Optimizing Financial Performance (Lowering LOE): Eliminates unscheduled workovers and premature pump pull-outs triggered by localized abrasive wear.
Dramatically Extended Run Life: The FERROXIS® hardened metal-on-metal interface yields wear resistance up to 6 times higher than standard materials under theoretical conditions. Coupled with self-adaptive compensation, the system's theoretical design life is enhanced by 5 to 10 times.
IV. Engineering Conclusion and Operational Boundaries
Autonomous wear compensation represents a highly disciplined approach to fluid engineering. Prior to executing any clearance adjustment, the control logic cross-references external variables such as reservoir inflow capability and fluid viscosity fluctuations.
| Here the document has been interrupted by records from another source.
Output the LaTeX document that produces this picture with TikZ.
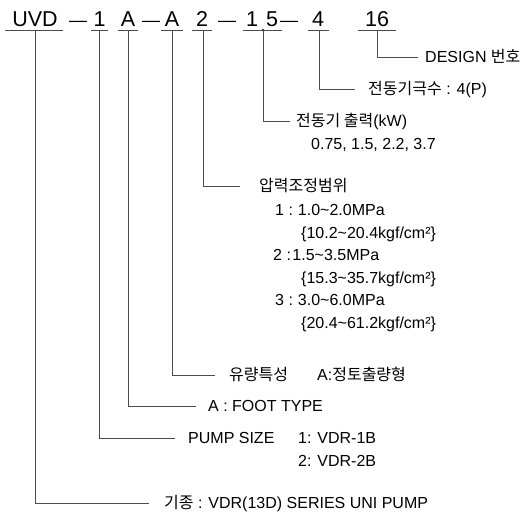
\documentclass[tikz,border=0pt]{standalone}
\usepackage{fontspec}
\setmainfont{Liberation Sans}
\newfontfamily\kr{Noto Sans CJK KR}
\begin{document}
\begin{tikzpicture}[x=1pt,y=-1pt,
  conn/.style={draw=black!70, line width=0.9pt},
  uline/.style={draw=black!70, line width=0.9pt},
  code/.style={font=\fontsize{21.5}{24}\selectfont, anchor=base, inner sep=0},
  dashsym/.style={font=\fontsize{18}{20}\selectfont, anchor=base, inner sep=0},
  lab/.style={font=\fontsize{16}{19}\selectfont, anchor=west, inner sep=0, text height=11.5pt, text depth=0pt}]
\fill[white] (0,0) rectangle (526,515);
\useasboundingbox (0,0) rectangle (526,515);
% code row
\node[code] (c1) at (35,26) {UVD};
\node[dashsym] (d1) at (78,26) {—};
\node[code] (c2) at (99.5,26) {1};
\node[code] (c3) at (128,26) {A};
\node[dashsym] (d2) at (151,26) {—};
\node[code] (c4) at (172,26) {A};
\node[code] (c5) at (202,26) {2};
\node[dashsym] (d3) at (227,26) {—};
\node[code] (c6) at (262,26) {1\kern8pt 5};
\node[dashsym] (d4) at (289,26) {—};
\node[code] (c7) at (318,26) {4};
\node[code] (c8) at (377,26) {16};
% underlines
\draw[uline] (5,30) -- (63,30);
\draw[uline] (91,30) -- (108,30);
\draw[uline] (118,30) -- (138,30);
\draw[uline] (161,30) -- (183,30);
\draw[uline] (192,30) -- (212,30);
\draw[uline] (243,30) -- (282,30);
\draw[uline] (308,30) -- (329,30);
\draw[uline] (358,30) -- (396,30);
\coordinate (u1) at (35,30);
\coordinate (u2) at (99,30);
\coordinate (u3) at (128,30);
\coordinate (u4) at (172,30);
\coordinate (u5) at (203,30);
\coordinate (u6) at (263,30);
\coordinate (u7) at (319,30);
\coordinate (u8) at (377,30);
\fill[black!80] (u6) circle (1.4);
% labels
\node[lab] (l8) at (425,57) {DESIGN {\kr 번호}};
\node[lab] (l7) at (368,89) {{\kr 전동기극수} : 4(P)};
\node[lab] (l6) at (296,121) {{\kr 전동기 출력}(kW)};
\node[lab] (l6b) at (311,144) {0.75, 1.5, 2.2, 3.7};
\node[lab] (l5) at (259,186) {{\kr 압력조정범위}};
\node[lab] (p1) at (275,210) {1 :\hspace{5pt}1.0\textasciitilde 2.0MPa};
\node[lab] (p1k) at (301,233) {\{10.2\textasciitilde 20.4kgf/cm²\}};
\node[lab] (p2) at (273,255) {2 :\hspace{1.5pt}1.5\textasciitilde 3.5MPa};
\node[lab] (p2k) at (301,278) {\{15.3\textasciitilde 35.7kgf/cm²\}};
\node[lab] (p3) at (275,300) {3 :\hspace{5pt}3.0\textasciitilde 6.0MPa};
\node[lab] (p3k) at (301,323) {\{20.4\textasciitilde 61.2kgf/cm²\}};
\node[lab] (l4) at (229,375) {{\kr 유량특성}};
\node[lab] (l4b) at (317,375) {A:{\kr 정토출량형}};
\node[lab] (l3) at (208,406) {A : FOOT TYPE};
\node[lab] (l2) at (188,438) {PUMP SIZE};
\node[lab] (l2b) at (298,438) {1: VDR-1B};
\node[lab] (l2c) at (298,461) {2: VDR-2B};
\node[lab] (l1) at (164,503) {{\kr 기종} : VDR(13D) SERIES UNI PUMP};
% connectors
\draw[conn] (u8) |- ([xshift=-7pt]l8.west);
\draw[conn] (u7) |- ([xshift=-13pt]l7.west);
\draw[conn] (u6) |- ([xshift=-6pt]l6.west);
\draw[conn] (u5) |- ([xshift=-19pt]l5.west);
\draw[conn] (u4) |- ([xshift=-14pt]l4.west);
\draw[conn] (u3) |- ([xshift=-12pt]l3.west);
\draw[conn] (u2) |- ([xshift=-13pt]l2.west);
\draw[conn] (u1) |- ([xshift=-15pt]l1.west);
\end{tikzpicture}
\end{document}
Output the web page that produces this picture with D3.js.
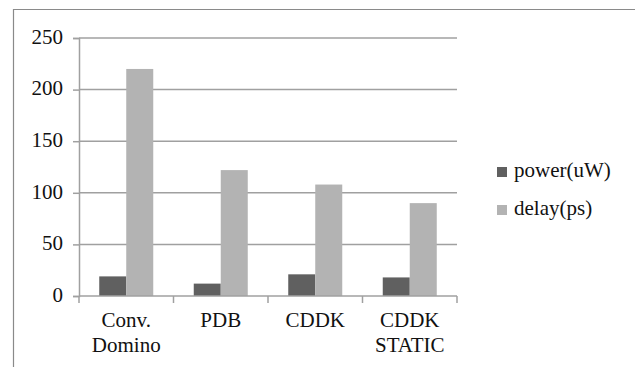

This prevents the system from misinterpreting a "starved pump" or reservoir property changes as physical wear, ensuring absolute calibration accuracy.
IntelliCPCP® does not pretend to eliminate physical friction; instead, it delivers data-driven, closed-loop management of wear-induced clearance variances within an adjustable range, securing lower LOE and unmatched operational stability for heavy oil assets globally.